WikiTribune wants to be different.

We will never sell your data. Our platform survives on the generosity of individual donors to ensure privacy is protected and your social space is ad-free.

We will empower you to make your own choices about what content you are served, and to directly edit misleading headlines, or flag problem posts.

We will foster an environment where bad actors are removed because it is right, not because it suddenly affects our bottom-line.

But this will only work with your help. So join today and help change the landscape of social media.”

Right now you have to pay a fee/make a donation to join (unless you want to be waitlisted until things are ‘released properly’) but in time it will be changed to where existing members can invite their friends to come aboard and things will be free-flowing. It doesn’t have an app but can be accessed on a computer or browser with ease. When speaking to BBC on the topic he said that this social network in itself was all about rejecting the idea that a social network had to be addictive in itself.

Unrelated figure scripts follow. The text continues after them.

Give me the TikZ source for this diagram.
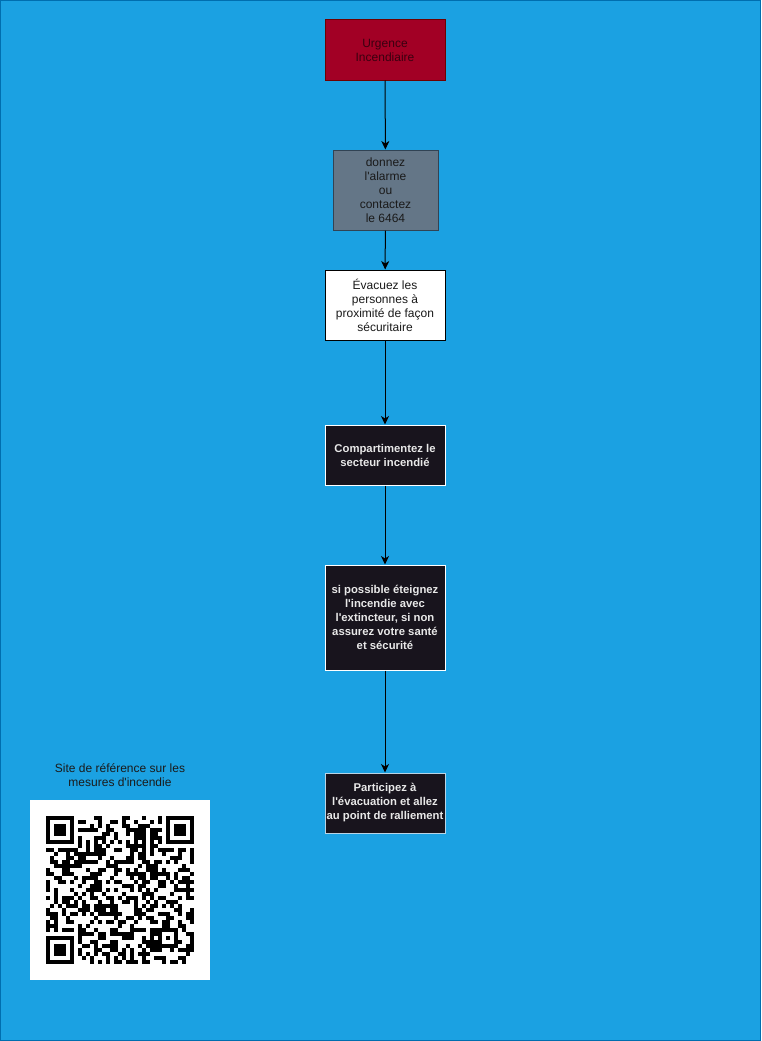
\documentclass[tikz,border=0pt]{standalone}
\usepackage{fontspec}
\setmainfont{Liberation Sans}
\usetikzlibrary{arrows.meta}
\definecolor{bgblue}{HTML}{1BA1E2}
\definecolor{bgedge}{HTML}{006EAF}
\definecolor{urgfill}{HTML}{A20025}
\definecolor{urgedge}{HTML}{6F0000}
\definecolor{urgtext}{HTML}{3A0010}
\definecolor{grayfill}{HTML}{647687}
\definecolor{grayedge}{HTML}{314354}
\definecolor{darkfill}{HTML}{18141D}
\definecolor{darktext}{HTML}{1A1A1A}
\definecolor{lighttext}{HTML}{E8E8E8}
\definecolor{paleedge}{HTML}{B8D4E6}
\newcommand{\apo}{\textquotesingle}
\begin{document}
\begin{tikzpicture}[x=1pt,y=-1pt,
  box/.style={rectangle, inner sep=0pt, align=center, line width=1pt,
    font=\fontsize{12}{14}\selectfont},
  darkbox/.style={box, fill=darkfill, draw=white, text=lighttext,
    font=\fontsize{11.3}{14}\selectfont\bfseries},
  link/.style={draw=black, line width=1pt, -{Stealth[length=8.5pt,width=8pt,inset=2.5pt]}}]
\useasboundingbox (0,0) rectangle (761,1041);
\fill[bgblue] (0,0) rectangle (761,1041);
\draw[bgedge, line width=1pt] (0.5,0.5) rectangle (760.5,1040.5);

\node[box, fill=urgfill, draw=urgedge, text=urgtext, minimum width=120pt, minimum height=60pt] (n1) at (385,50) {Urgence\\Incendiaire};
\node[box, fill=grayfill, draw=grayedge, text=darktext, minimum width=105pt, minimum height=80pt] (n2) at (385.5,190) {donnez\\l\apo alarme\\ou\\contactez\\le 6464};
\node[box, fill=white, draw=black, text=darktext, minimum width=120pt, minimum height=70pt] (n3) at (385,305) {Évacuez les\\personnes à\\proximité de façon\\sécuritaire};
\node[darkbox, minimum width=120pt, minimum height=60pt] (n4) at (385,455) {Compartimentez le\\secteur incendié};
\node[darkbox, minimum width=120pt, minimum height=105pt] (n5) at (385,617.5) {si possible éteignez\\l\apo incendie avec\\l\apo extincteur, si non\\assurez votre santé\\et sécurité};
\node[darkbox, draw=paleedge, minimum width=120pt, minimum height=60pt] (n6) at (385,803) {Participez à\\l\apo évacuation et allez\\au point de ralliement};

\draw[link] (n1) -- (n2);
\draw[link] (n2) -- (n3);
\draw[link] (n3) -- (n4);
\draw[link] (n4) -- (n5);
\draw[link] (n5) -- (n6);

\node[box, text=darktext] (cap) at (120,775) {Site de référence sur les\\mesures d\apo incendie};

% QR code
\node[rectangle, fill=white, inner sep=0pt, minimum width=180pt, minimum height=180pt] (qr) at (120,890) {};
\begin{scope}[shift={(46,816)}]
  \foreach \ox/\oy in {0/0, 120/0, 0/120} {
    \fill[black] (\ox,\oy) rectangle ++(28,28);
    \fill[white] (\ox+4,\oy+4) rectangle ++(20,20);
    \fill[black] (\ox+8,\oy+8) rectangle ++(12,12);
  }
  \fill[black] (112,112) rectangle ++(20,20);
  \fill[white] (116,116) rectangle ++(12,12);
  \fill[black] (120,120) rectangle ++(4,4);
  \foreach \k in {8,10,...,28} {
    \fill[black] (\k*4,24) rectangle ++(4,4);
    \fill[black] (24,\k*4) rectangle ++(4,4);
  }
  \pgfmathsetseed{4711}
  \foreach \i in {0,...,36} {
    \foreach \j in {0,...,36} {
      \pgfmathsetmacro\r{rnd}
      \pgfmathtruncatemacro\res{((\i<8)&&(\j<8)) || ((\i>28)&&(\j<8)) || ((\i<8)&&(\j>28)) || (\i==6) || (\j==6) || ((\i>27)&&(\i<33)&&(\j>27)&&(\j<33))}
      \ifnum\res=0
        \ifdim\r pt<0.5pt
          \fill[black] (\i*4,\j*4) rectangle ++(4,4);
        \fi
      \fi
    }
  }
\end{scope}
\end{tikzpicture}
\end{document}
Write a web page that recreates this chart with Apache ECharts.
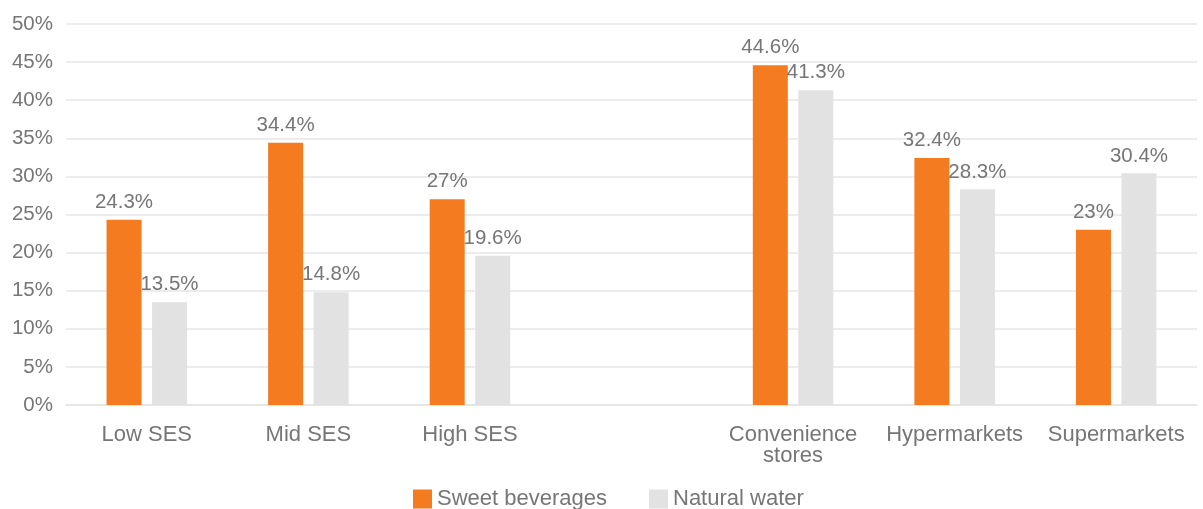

He and those who are backing him are not interested in obsessing over engagement or making things so overly misinterpreted that they have to click on them which really seems to be quite interesting in itself.

BBC reported as follows after speaking with Wales:

I wanted to know how he was going to get people hooked – but he said the whole mission was about rejecting the idea that a social network had to be addictive: “The social networks with a pure advertising business model have every incentive to put forward content that’s addictive, that keeps you clicking. Engagement is their main metric.”

That, he says, is why fake news and misinformation spreads through these networks.

Instead, Jimmy Wales wants WT:Social to be packed with high-quality content and debate that people will value – and then feel inclined to support financially.

It sounds utopian but he points to the success of Wikipedia, the fifth most popular website which has neither ads nor clickbait headlines. “There’s no thought about optimizing for addiction or time-on-site and yet it’s incredibly popular. And I think one of the reasons it is popular is that people say, ‘Yeah, I just want to know something. So I go there and I learn something.'”

All of this having been said we do not know how things will play out or if this new platform will make a real difference or not. While over 160,000 people have signed up for this new site since it launched back in October that isn’t a lot when you consider the population of ‘the whole world.’ Things are going well but will they kick off enough is the question.

What do you think about this whole concept and would you join this new platform? I for one am on the fence but I do see why it has been created. Perhaps in the future, it will be much bigger than we all imagined.